Humans have been using mechanical advantages for thousands of years with pulleys and gears. When will we finally get to use the "real" mechanical advantage presented by superhuman exoskeletons? Let’s examine the technology currently out there and what's to come.
So, exoskeletons do exist today but are nowhere near the form that the days of science fiction past predicted. They are bulky devices that can amplify human capabilities, but otherwise are slow and have limited power and remote capabilities. Companies do already use exoskeletons for improving the capabilities of their workers. However, their use is mainly to combat strain from repetitive work rather than transforming workers into superhumans.
Raytheon has built a superhuman exoskeleton that amplifies worker’s capabilities. The device is fairly streamlined, but it is by no means minimalistic. It has to be hooked up to power and its response times are lacking at best. It still is certainly an exoskeleton, but one that frankly doesn’t have any real-world use.
The global exoskeleton market is growing as the technology reaches a point of viability. Grand View Research suggests that the entire market will be valued at 3.3 Billion USD by 2025. Whether it's manufacturing or warfighting, there is a significant need for exoskeleton technology. If there is so much need, then what is holding back mechanical engineers and designers from creating a functional and useable exoskeleton?
Both industries are vexed by roughly the same problem with exoskeleton design: they need to be comfortable for the operator to wear for extended periods of time but also be effective enough to make sense to wear in the first place.
This is a big engineering issue when you consider how much power is needed to power these exoskeletons at any given time.
When you look at the private industry, a significant portion of the exoskeletons currently developed are for one specific portion of the body. This is great for factory workers that do one singular repetitive task over and over. For example, workers who lift boxes all day can be aided by an exoskeleton that supports the legs upon lifting.
There are engineering innovations being made too, however. Some exoskeleton designs aim to harness the wearer's energy for charging when they are not utilizing the mechanics of the exoskeleton. This can potentially help mitigate frequent charging times.
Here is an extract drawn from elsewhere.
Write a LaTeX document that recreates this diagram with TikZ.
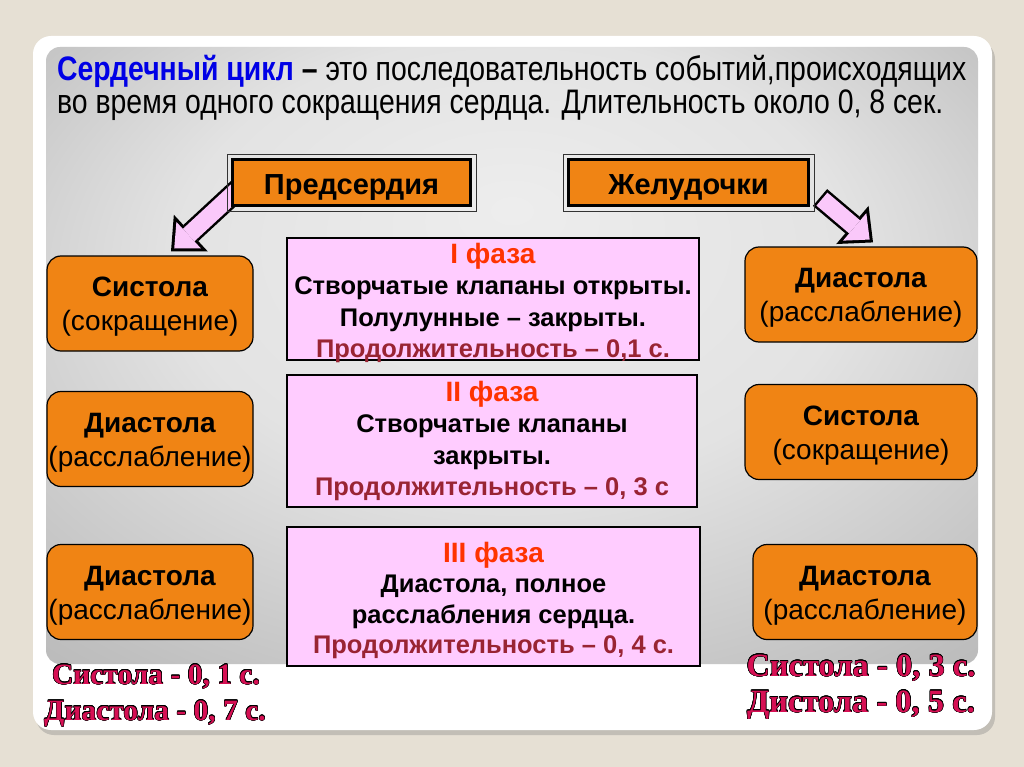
\documentclass[tikz,border=0pt]{standalone}
\usepackage{fontspec}
\setmainfont{Liberation Sans}
\newfontfamily\narrowfont[FakeStretch=0.835]{Liberation Sans}
\newfontfamily\timesfont{Liberation Serif}
\usepackage{contour}
\contourlength{0.5pt}
\contournumber{16}
\usetikzlibrary{arrows.meta}
\usetikzlibrary{calc}
\usetikzlibrary{shadows}

\definecolor{slidebg}{RGB}{230,224,212}
\definecolor{boxorange}{RGB}{240,132,20}
\definecolor{phasepink}{RGB}{255,204,255}
\definecolor{arrowpink}{RGB}{250,200,250}
\definecolor{phasered}{RGB}{255,51,0}
\definecolor{durred}{RGB}{153,36,51}
\definecolor{titleblue}{RGB}{0,0,230}
\definecolor{crimson}{RGB}{214,16,84}

\pgfdeclareradialshading{panelshade}{\pgfpoint{0bp}{12bp}}{color(0bp)=(black!7); color(18bp)=(black!11); color(35bp)=(black!25); color(50bp)=(black!35)}

\pgfdeclarelayer{bg}
\pgfdeclarelayer{arr}
\pgfsetlayers{bg,arr,main}

\tikzset{
	topbox/.style={draw=black,line width=3pt,fill=boxorange,inner sep=0pt,font=\bfseries\fontsize{29}{32}\selectfont},
	frame/.style={draw=black!80,line width=0.8pt},
	sidebox/.style={draw=black,line width=1.2pt,fill=boxorange,rounded corners=14pt,align=center,inner sep=0pt,font=\fontsize{28}{34}\selectfont},
	phasebox/.style={draw=black,line width=1.8pt,fill=phasepink,align=center,inner sep=0pt,font=\bfseries\fontsize{25.5}{31.5}\selectfont},
	sumtext/.style={anchor=base,inner sep=0pt,text=crimson,font=\timesfont\bfseries\fontsize{29.5}{32}\selectfont},
	sumbig/.style={font=\timesfont\bfseries\fontsize{32.5}{34}\selectfont},
	arrowout/.style={draw=black,line width=22pt,-{Triangle[length=27pt,width=50pt,line width=0pt]}},
	arrowin/.style={draw=arrowpink,line width=17pt,shorten <=2.5pt,shorten >=4.4pt,-{Triangle[length=19.6pt,width=36pt,line width=0pt]}}
}
\newcommand{\phasehead}[1]{\textcolor{phasered}{\fontsize{28}{31.5}\selectfont #1}}
\newcommand{\sidehead}[1]{\rule{0pt}{26pt}\textbf{#1}}
\newcommand{\tophead}[1]{\rule{0pt}{30pt}#1}

\begin{document}
\begin{tikzpicture}[x=1pt,y=-1pt]
	\useasboundingbox (0,0) rectangle (1024,767);

	% slide
	\begin{pgfonlayer}{bg}
		\fill[slidebg] (0,0) rectangle (1024,767);
		\fill[white,rounded corners=18pt,drop shadow={shadow xshift=3pt,shadow yshift=-5pt,opacity=0.35}] (33,36) rectangle (992,730);
		\shade[shading=panelshade,rounded corners=14pt] (46,47) rectangle (978,664);
	\end{pgfonlayer}

	\node (title) [anchor=north west,align=left,inner sep=0pt,font=\narrowfont\fontsize{34}{33}\selectfont] at (57,55)
		{\textcolor{titleblue}{\textbf{Сердечный цикл}} \textbf{–} это последовательность событий,происходящих\\во время одного сокращения сердца. Длительность около 0, 8 сек.};

	\node (atria) [topbox,minimum width=238,minimum height=46] at (351.5,182.5) {\tophead{Предсердия}};
	\node (ventr) [topbox,minimum width=240,minimum height=46] at (688.5,182.5) {\tophead{Желудочки}};
	\draw[frame] ($(atria.north west)+(-4,-4)$) rectangle ($(atria.south east)+(4,4)$);
	\draw[frame] ($(ventr.north west)+(-4,-4)$) rectangle ($(ventr.south east)+(4,4)$);

	\node (sysL) [sidebox,minimum width=206,minimum height=95] at (150,303.5) {\sidehead{Систола}\\(сокращение)};
	\node (diaL) [sidebox,minimum width=206,minimum height=95] at (150,439) {\sidehead{Диастола}\\(расслабление)};
	\node (diaLL) [sidebox,minimum width=206,minimum height=95] at (150,592) {\sidehead{Диастола}\\(расслабление)};

	\node (diaR) [sidebox,minimum width=232,minimum height=95] at (861,294.5) {\sidehead{Диастола}\\(расслабление)};
	\node (sysR) [sidebox,minimum width=232,minimum height=95] at (861,432) {\sidehead{Систола}\\(сокращение)};
	\node (diaRR) [sidebox,minimum width=224,minimum height=95] at (865,592) {\sidehead{Диастола}\\(расслабление)};

	\node (ph1) [phasebox,minimum width=412,minimum height=122] at (493,299)
		{\rule{0pt}{23pt}\phasehead{I фаза}\\Створчатые клапаны открыты.\\Полулунные – закрыты.\\\textcolor{durred}{\smash{Продолжительность – 0,1 с.}}};
	\node (ph2) [phasebox,minimum width=410,minimum height=132] at (492,441)
		{\phasehead{II фаза}\\Створчатые клапаны\\закрыты.\\\textcolor{durred}{Продолжительность – 0, 3 с}};
	\node (ph3) [phasebox,minimum width=413,minimum height=139,font=\bfseries\fontsize{25.5}{30.5}\selectfont] at (493.5,596.5)
		{\rule{0pt}{28pt}\phasehead{III фаза}\\Диастола, полное\\расслабления сердца.\\\textcolor{durred}{Продолжительность – 0, 4 с.}};

	% arrows
	\coordinate (tailL) at ($(atria.west)+(8,6)$);
	\coordinate (tipL) at ($(sysL.north)+(21,-4)$);
	\coordinate (tailR) at ($(ventr.east)+(10,15)$);
	\coordinate (tipR) at ($(diaR.north)+(12,-4)$);
	\begin{pgfonlayer}{arr}
		\draw[arrowout] (tailL) -- (tipL);
		\draw[arrowin] (tailL) -- (tipL);
		\draw[arrowout] (tailR) -- (tipR);
		\draw[arrowin] (tailR) -- (tipR);
	\end{pgfonlayer}

	\node (sumL1) [sumtext] at (156,684) {\contour{black}{Систола - 0, 1 с.}};
	\node (sumL2) [sumtext] at (155,720) {\contour{black}{Диастола - 0, 7 с.}};
	\node (sumR1) [sumtext,sumbig] at (861,676) {\contour{black}{Систола - 0, 3 с.}};
	\node (sumR2) [sumtext,sumbig] at (861,712) {\contour{black}{Дистола - 0, 5 с.}};
\end{tikzpicture}
\end{document}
Commercially, exoskeletons pose massive potential. Drawing back to the box lifting example, most labor instances focus around a joint on the body. For box-lifting, it's the knees. For pushing or arranging objects, it's the shoulders elbows. These are human's weakest points functionally, so exoskeletons, in general, will aim to beef up these regions of anatomy first.
Looking out longer-term, exoskeletons are moving from being just force machines for the human body and might transform into highly specific machines. For example, in theory, an exoskeleton could be programmed to train the user on how to play the piano or drums.
Powering the exoskeletons
By far the biggest thing keeping developers from the future of exoskeletons is the power source. Since Tony Stark’s arc reactor doesn’t exist, engineers are left to choose mainly from an array of batteries, based on practicality. The Cyberdyne HAL exoskeleton can run on battery power for nearly 3 hours. This is not an insignificant amount of time, but it would mean that one factory worker would need 2 exo-suits, or 3 battery charges, to get through a workday. This is a far cry from the functionality we might have hoped for. Packing as much juice as is needed into an exoskeleton to allow it to last the entire day just isn’t feasible given modern battery technology.
Ensuring exoskeleton safety
The other major problem with modern exoskeleton technology is found in safety controls. These are machines made to interface very directly with the human body. If something is done that causes a malfunction in the machine, serious injury could result to the user. This has left most larger exoskeletons relegated to laboratory studies.
There is no question that additive and generative design technologies will play a big part in the future of exoskeleton technology. Since reducing weight is a major factor in their design, organic latticing and generative structuring may help designs to interface more naturally with the human user.
Right now, the field of mechanical design has evolved to a point that the problems presented with exoskeletons are easily solved. As batteries continue to shrink and become capable of storing more power, the days of commercial lightweight exoskeletons may be upon us.
Exoskeletons enabling the disabled
We've spent a lot of time talking about how exoskeletons will help the able-bodied work better or faster. However, a huge portion of exoskeleton use lies in helping paralyzed people get up and walk again.
Since exoskeletons can essentially exponentially increase the power of human muscles, it also means that when a human has a lack of functioning human muscles, they can stand in place. Take a look at the video below that details one exoskeleton device that is allowing a disabled person to walk again.
Clearly, there is an extensive number of uses for functionally useful exoskeleton devices. Their development continues across the globe. While we are already starting to see certain exoskeleton devices being implemented in specific factory or lifestyle circumstances, there may come a time in the not-so-distant future where anyone can buy an exoskeleton.
Perhaps you could swing over to your local home goods store and pick one up to rent for the day while you finished up a home renovation project? The future seems bright for robotic exoskeletons, and I sure am excited to see what it brings.